Evolving Dharma by Jay Michaelson

Evolving Dharma by Jay Michaelson

Author:Jay Michaelson [Michaelson, Jay]
Language: eng
Format: epub
ISBN: 978-1-58394-715-9
Publisher: North Atlantic Books
Published: 2013-10-15T04:00:00+00:00


Doubt as Dharma: How I Learned from Shadow

Well, easier said than done. There’s no getting around the reality that extended retreat brings up all kinds of difficult and painful experiences. In shamanic traditions, it’s understood that in this kind of intensive work, you get what you need, not what you want (or what you think you want). This has been my experience on retreat as well. There’s no way out but through; there’s no path to liberation that doesn’t pass through the shadow.

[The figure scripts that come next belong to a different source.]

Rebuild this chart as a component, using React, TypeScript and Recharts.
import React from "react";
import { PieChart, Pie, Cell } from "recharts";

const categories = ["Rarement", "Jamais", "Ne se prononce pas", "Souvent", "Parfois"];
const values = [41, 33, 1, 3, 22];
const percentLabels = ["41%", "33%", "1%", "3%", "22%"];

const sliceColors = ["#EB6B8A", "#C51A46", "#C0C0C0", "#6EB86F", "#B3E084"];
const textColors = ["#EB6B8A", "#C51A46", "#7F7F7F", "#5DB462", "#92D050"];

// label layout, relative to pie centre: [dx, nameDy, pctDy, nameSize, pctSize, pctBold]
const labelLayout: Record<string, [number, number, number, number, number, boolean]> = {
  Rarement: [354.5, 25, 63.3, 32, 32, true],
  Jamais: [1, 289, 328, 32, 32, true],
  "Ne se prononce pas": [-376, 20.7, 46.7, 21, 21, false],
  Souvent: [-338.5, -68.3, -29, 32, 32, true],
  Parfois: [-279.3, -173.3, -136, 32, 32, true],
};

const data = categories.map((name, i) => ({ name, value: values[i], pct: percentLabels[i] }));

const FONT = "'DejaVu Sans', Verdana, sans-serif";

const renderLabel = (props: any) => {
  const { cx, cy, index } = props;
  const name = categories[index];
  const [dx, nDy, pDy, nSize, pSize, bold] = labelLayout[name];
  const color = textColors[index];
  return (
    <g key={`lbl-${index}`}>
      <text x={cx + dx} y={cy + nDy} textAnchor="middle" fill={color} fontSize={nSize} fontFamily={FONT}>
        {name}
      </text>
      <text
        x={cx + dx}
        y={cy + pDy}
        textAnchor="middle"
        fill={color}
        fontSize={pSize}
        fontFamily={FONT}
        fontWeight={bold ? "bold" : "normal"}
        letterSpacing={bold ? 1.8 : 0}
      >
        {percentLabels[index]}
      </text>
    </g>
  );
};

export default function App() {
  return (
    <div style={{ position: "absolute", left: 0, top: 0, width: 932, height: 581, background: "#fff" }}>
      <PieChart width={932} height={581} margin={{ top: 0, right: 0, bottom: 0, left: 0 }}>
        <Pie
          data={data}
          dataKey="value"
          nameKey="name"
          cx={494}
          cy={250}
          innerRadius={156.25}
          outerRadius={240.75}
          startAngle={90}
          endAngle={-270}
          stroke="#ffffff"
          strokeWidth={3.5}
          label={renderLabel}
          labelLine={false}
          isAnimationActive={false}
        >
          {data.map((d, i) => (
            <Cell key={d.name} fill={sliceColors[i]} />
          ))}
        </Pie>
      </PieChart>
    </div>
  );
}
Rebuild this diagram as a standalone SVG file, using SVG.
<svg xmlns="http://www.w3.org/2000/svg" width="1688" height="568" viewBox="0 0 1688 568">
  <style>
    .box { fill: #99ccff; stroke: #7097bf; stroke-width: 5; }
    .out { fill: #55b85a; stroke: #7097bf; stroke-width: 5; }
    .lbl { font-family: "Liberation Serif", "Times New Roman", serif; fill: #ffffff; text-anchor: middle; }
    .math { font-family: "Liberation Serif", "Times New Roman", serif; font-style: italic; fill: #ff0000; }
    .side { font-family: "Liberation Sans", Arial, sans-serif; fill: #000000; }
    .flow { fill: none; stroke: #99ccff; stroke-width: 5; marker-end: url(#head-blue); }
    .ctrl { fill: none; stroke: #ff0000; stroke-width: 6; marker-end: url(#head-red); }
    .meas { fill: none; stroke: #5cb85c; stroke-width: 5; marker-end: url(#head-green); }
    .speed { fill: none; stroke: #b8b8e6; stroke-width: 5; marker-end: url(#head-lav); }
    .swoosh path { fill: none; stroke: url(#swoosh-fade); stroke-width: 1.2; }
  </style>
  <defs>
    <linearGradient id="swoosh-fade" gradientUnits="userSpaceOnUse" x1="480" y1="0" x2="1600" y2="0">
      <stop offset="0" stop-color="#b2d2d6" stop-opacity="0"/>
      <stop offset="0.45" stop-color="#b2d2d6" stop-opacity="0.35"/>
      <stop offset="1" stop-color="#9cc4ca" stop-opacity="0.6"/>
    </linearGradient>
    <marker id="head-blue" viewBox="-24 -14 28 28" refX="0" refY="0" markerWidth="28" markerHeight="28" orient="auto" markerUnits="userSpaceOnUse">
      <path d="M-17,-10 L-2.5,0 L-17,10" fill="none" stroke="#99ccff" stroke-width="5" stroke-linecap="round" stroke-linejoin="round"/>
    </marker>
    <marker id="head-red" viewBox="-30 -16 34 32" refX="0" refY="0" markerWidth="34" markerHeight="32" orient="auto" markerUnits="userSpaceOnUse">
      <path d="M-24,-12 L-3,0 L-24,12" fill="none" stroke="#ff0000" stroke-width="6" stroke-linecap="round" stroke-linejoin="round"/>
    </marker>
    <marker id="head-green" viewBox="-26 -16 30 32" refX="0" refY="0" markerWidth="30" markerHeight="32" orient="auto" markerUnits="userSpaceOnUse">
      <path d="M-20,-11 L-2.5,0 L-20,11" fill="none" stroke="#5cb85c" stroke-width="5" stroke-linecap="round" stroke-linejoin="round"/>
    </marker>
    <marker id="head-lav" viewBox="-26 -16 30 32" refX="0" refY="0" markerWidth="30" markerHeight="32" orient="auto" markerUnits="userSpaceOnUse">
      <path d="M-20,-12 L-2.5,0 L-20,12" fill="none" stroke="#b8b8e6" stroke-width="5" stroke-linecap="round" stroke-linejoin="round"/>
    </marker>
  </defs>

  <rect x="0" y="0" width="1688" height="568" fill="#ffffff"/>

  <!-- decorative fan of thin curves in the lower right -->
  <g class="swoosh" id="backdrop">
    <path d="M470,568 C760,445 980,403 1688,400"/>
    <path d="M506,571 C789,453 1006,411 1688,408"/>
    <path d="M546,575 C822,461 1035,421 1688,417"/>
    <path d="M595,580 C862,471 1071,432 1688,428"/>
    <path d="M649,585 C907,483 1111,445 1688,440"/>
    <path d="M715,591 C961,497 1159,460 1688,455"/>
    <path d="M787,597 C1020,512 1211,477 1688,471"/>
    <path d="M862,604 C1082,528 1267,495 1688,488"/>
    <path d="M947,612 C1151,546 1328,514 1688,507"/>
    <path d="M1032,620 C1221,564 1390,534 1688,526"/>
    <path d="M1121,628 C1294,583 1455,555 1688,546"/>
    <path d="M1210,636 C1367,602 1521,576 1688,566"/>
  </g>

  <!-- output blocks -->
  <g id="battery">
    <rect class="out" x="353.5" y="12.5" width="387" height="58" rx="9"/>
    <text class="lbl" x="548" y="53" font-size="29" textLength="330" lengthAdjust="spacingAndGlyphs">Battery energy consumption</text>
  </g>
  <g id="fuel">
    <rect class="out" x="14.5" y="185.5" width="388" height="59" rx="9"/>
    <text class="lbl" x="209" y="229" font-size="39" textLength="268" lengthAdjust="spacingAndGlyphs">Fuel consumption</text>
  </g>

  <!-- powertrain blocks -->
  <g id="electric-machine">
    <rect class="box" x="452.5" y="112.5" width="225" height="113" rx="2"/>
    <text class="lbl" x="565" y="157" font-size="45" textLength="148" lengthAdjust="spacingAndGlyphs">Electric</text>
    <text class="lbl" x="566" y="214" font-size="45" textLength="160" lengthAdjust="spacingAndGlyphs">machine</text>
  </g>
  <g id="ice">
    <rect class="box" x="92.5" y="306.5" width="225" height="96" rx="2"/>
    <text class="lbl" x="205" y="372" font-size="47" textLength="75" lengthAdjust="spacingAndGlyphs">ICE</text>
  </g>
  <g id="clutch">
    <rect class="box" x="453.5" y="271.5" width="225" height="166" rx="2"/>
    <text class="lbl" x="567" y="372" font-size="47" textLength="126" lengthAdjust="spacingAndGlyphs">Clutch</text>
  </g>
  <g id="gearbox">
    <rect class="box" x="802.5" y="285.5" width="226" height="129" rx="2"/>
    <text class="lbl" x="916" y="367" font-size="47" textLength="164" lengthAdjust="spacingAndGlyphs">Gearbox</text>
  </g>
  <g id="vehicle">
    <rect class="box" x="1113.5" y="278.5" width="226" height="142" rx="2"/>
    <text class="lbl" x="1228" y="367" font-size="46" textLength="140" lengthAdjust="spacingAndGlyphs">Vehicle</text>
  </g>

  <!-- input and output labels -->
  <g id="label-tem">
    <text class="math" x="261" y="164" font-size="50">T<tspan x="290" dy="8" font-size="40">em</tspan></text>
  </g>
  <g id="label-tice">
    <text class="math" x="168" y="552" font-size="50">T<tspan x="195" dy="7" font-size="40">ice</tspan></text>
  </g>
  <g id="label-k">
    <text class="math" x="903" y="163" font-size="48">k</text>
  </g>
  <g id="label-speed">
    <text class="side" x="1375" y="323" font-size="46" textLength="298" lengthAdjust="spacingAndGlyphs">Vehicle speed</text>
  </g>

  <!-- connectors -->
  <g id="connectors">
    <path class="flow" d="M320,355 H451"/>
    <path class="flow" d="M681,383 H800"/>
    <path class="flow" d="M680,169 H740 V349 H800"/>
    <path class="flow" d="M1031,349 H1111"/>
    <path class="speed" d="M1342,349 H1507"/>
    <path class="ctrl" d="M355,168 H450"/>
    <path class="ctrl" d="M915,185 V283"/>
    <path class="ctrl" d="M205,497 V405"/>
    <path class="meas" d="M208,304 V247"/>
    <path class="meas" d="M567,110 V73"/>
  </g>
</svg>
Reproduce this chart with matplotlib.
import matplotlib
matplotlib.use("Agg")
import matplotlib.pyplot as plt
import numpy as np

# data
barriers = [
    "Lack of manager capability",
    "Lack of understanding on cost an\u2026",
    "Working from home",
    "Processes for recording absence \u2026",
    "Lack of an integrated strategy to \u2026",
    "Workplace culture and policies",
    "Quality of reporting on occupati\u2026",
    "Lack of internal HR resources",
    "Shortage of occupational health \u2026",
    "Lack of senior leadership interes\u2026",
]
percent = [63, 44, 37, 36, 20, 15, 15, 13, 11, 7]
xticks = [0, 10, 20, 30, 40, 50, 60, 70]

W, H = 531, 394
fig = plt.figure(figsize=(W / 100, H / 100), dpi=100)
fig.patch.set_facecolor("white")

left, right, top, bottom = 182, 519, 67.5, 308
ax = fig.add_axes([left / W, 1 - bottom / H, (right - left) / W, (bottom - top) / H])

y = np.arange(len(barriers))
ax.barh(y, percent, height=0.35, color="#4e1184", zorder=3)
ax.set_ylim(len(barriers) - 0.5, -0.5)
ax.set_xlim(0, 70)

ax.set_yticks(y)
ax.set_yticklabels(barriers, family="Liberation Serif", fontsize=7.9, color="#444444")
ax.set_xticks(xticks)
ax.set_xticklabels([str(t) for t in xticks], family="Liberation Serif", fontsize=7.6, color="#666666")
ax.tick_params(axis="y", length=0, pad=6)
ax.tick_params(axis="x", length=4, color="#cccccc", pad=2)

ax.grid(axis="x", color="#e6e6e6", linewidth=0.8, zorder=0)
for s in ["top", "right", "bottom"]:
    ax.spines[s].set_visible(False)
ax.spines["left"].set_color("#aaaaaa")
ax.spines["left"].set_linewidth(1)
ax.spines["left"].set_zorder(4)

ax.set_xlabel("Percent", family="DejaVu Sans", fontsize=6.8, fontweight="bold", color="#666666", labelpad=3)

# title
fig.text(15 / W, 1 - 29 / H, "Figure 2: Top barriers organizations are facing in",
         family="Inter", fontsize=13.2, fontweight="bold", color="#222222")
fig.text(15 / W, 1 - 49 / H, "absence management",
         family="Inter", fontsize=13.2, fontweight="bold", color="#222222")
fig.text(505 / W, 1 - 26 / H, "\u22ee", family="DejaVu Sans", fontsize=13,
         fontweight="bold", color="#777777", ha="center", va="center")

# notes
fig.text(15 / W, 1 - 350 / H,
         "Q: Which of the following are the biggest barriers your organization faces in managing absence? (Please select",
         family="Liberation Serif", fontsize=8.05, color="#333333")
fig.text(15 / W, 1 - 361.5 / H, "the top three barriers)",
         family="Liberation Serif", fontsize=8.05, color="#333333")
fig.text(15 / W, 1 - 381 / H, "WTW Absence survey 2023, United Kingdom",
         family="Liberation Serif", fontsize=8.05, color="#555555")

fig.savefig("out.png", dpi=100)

To speak about this more directly, I want to share the story of a “dark night” through which I passed on a forty-day retreat I sat in 2004. As you’ll see, I am not offering this up as a story of how you should practice, or what will happen to you, or as anything other than one yogi’s personal narrative that can hopefully be useful to fellow travelers. I didn’t do everything right; indeed, a lot of the point is what I did wrong. Possibly you’ll make similar mistakes. Then again, who knows.

When this difficult episode occurred, I had been sitting for about a month, and had long since acclimatized to the rhythms of a long meditation retreat. The first few days had come and gone—it was right after the 2004 presidential election, and I had volunteered for the Kerry campaign, convinced that we were going to win. The resultant loss had thrown me for a loop, and I spent much of that first week getting over the grief—as well as the physical exhaustion—not to mention letting go of a whole lot of anger, thinking, and distracting nonsense that was entirely useless for the work I was on retreat to do.

Fairly soon, however, I’d found my groove. At this point in my practice, I was still overly interested in samadhi, in cultivating states of bliss that were conducive both to dharma insights and to content insights—as I describe in Chapter Four. Sometimes, I’d spend these altered states noticing the three characteristics and doing other good dharma things, and other times I’d wander off the dharma path, indulging in the beauty of the retreat center’s natural surroundings—there’s really nothing like a snowfall on samadhi—or even sneaking off to enjoy some highly ecstatic iPod time. Bad Buddhist, I know.

Several weeks into the retreat, I’d had a powerful “peak experience”—later (much later; two years later) interpreted as the Knowledge of Arising and Passing Away, as I described in the previous chapter. There was a moment, during walking meditation, in which everything seemed to stop. It was incredibly profound, as if the universe were looking at me with the gaze of a close friend, in one crystalline instant that seemed to crack like thunder through the ordinary passage of time. All kinds of enthusiastic thoughts started popping: insights about this and that, inflated egoic thoughts about how awake I now was, plans to evangelize about the dharma because it is so great and awesome, plus a deep sense of having figured something out.